The rise of Brent crude above US$100 a barrel could help Gulf producers sell more oil. Yesterday, Brent exceeded $102 while West Texas Intermediate (WTI) crude fell below $86.
The near record price spread of more than $15 per barrel between the two leading crude oil benchmarks is reflected in unusually wide spreads between Brent and other crude grades, opening up selling opportunities for Gulf producers.
That is because the price of Dubai crude, the regional benchmark, is not pegged to Brent, unlike the crudes pumped by west African states.
The African producers are the Gulf's main competitors in supplying crude to the Asia-Pacific region, where oil demand is growing fastest.
Opec has questioned the usefulness of benchmark crudes in their influential role in setting global oil price levels.
"Recent price trends in the WTI and Brent benchmarks are more a reflection of the specific circumstances of their underlying crudes, rather than an indicator of any tightness in the physical market as a whole," the exporters' group said yesterday.
"This raises questions about their ongoing effectiveness as barometers for the international crude market."
The International Energy Agency (IEA) said yesterday in its latest monthly oil market report: "Brent's lofty premium to Dubai crude has made Middle East crudes linked to Dubai more attractive" in the Asia-Pacific area.
Brent's premium over Dubai crude, which is normally cheaper than the European benchmark because it is stickier and more sulphurous, has widened to about $4 per barrel, its highest in more than two years.
Last year, the spread between the two averaged $1.55, according to Bloomberg data.
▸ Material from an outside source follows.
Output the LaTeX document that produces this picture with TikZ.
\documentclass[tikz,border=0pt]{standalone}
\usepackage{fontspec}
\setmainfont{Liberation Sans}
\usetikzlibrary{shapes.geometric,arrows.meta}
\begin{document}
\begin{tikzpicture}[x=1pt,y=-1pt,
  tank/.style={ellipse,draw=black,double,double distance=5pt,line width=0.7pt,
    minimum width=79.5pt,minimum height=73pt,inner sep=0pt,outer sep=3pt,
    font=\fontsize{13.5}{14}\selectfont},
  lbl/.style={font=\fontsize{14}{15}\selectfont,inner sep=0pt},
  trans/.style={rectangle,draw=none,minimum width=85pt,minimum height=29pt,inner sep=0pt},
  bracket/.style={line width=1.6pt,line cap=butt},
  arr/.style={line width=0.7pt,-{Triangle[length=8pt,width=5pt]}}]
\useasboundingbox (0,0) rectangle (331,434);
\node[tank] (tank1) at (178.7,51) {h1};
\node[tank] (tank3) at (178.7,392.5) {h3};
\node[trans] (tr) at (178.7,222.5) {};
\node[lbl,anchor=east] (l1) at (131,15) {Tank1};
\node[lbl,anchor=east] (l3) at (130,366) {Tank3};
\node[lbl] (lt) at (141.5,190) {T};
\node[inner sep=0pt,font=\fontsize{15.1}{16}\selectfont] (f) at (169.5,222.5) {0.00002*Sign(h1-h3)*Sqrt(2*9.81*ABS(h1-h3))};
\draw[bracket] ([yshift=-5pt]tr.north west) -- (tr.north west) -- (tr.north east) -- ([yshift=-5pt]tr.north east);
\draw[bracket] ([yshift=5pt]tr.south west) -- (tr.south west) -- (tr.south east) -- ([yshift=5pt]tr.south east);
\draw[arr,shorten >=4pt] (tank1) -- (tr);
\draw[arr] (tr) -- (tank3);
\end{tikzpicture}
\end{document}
Asian refiners and traders expect it to widen to $5 a barrel this month, the agency reported.
Chinese refiners prefer lighter, less sulphurous west African crudes, which are cheaper to refine into products such as diesel, and are willing to pay "top dollar" for them, the IEA noted.
Nevertheless, more Gulf and Latin American crudes, which also tend to be heavy and sour, have been heading to Asia, said John Vautrain, a senior vice president of the oil consultant Purvin and Gertz in Singapore.
A number of Latin American crudes have the added market advantage of being pegged to the relatively cheap WTI.
"Chinese demand has acted like a magnet and exporting countries have tried to make the most of the strong pull eastwards," the Vienna consultancy JBC Energy said in a note.
The IEA, which advises industrialised countries on energy issues, said crude prices were recently propelled by political unrest in Egypt.